[start]

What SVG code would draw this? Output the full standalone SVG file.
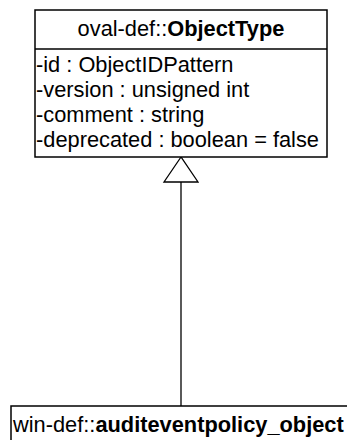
<svg xmlns="http://www.w3.org/2000/svg" width="347" height="440" viewBox="0 0 347 440">
<style>
.box{fill:#fff;stroke:#000;stroke-width:1.5}
.t{font-family:"Liberation Sans",Arial,sans-serif;font-size:21.8px;fill:#000}
.b{font-weight:bold}
.edge{fill:none;stroke:#000;stroke-width:1.3}
</style>
<rect width="347" height="440" fill="#fff"/>
<g id="connectors">
<line class="edge" x1="181" y1="182" x2="181" y2="406"/>
<polygon class="edge" points="181,157 164,182 198,182" fill="#fff"/>
</g>
<g id="ObjectType">
<rect class="box" x="35" y="10" width="292" height="147"/>
<line class="box" x1="35" y1="49" x2="327" y2="49"/>
<text class="t" x="181" y="36" text-anchor="middle">oval-def::<tspan class="b">ObjectType</tspan></text>
<text class="t" x="36" y="72">-id : ObjectIDPattern</text>
<text class="t" x="36" y="97">-version : unsigned int</text>
<text class="t" x="36" y="122">-comment : string</text>
<text class="t" x="36" y="147">-deprecated : boolean = false</text>
</g>
<g id="auditeventpolicy_object">
<rect class="box" x="11" y="406" width="345" height="50"/>
<text class="t" x="13" y="432">win-def::<tspan class="b">auditeventpolicy_object</tspan></text>
</g>
</svg>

[end]

Each line above is to be copied verbatim. Drop any image from the copy.

What SVG code would draw this? Output the full standalone SVG file.
<svg xmlns="http://www.w3.org/2000/svg" width="347" height="440" viewBox="0 0 347 440">
<style>
.box{fill:#fff;stroke:#000;stroke-width:1.5}
.t{font-family:"Liberation Sans",Arial,sans-serif;font-size:21.8px;fill:#000}
.b{font-weight:bold}
.edge{fill:none;stroke:#000;stroke-width:1.3}
</style>
<rect width="347" height="440" fill="#fff"/>
<g id="connectors">
<line class="edge" x1="181" y1="182" x2="181" y2="406"/>
<polygon class="edge" points="181,157 164,182 198,182" fill="#fff"/>
</g>
<g id="ObjectType">
<rect class="box" x="35" y="10" width="292" height="147"/>
<line class="box" x1="35" y1="49" x2="327" y2="49"/>
<text class="t" x="181" y="36" text-anchor="middle">oval-def::<tspan class="b">ObjectType</tspan></text>
<text class="t" x="36" y="72">-id : ObjectIDPattern</text>
<text class="t" x="36" y="97">-version : unsigned int</text>
<text class="t" x="36" y="122">-comment : string</text>
<text class="t" x="36" y="147">-deprecated : boolean = false</text>
</g>
<g id="auditeventpolicy_object">
<rect class="box" x="11" y="406" width="345" height="50"/>
<text class="t" x="13" y="432">win-def::<tspan class="b">auditeventpolicy_object</tspan></text>
</g>
</svg>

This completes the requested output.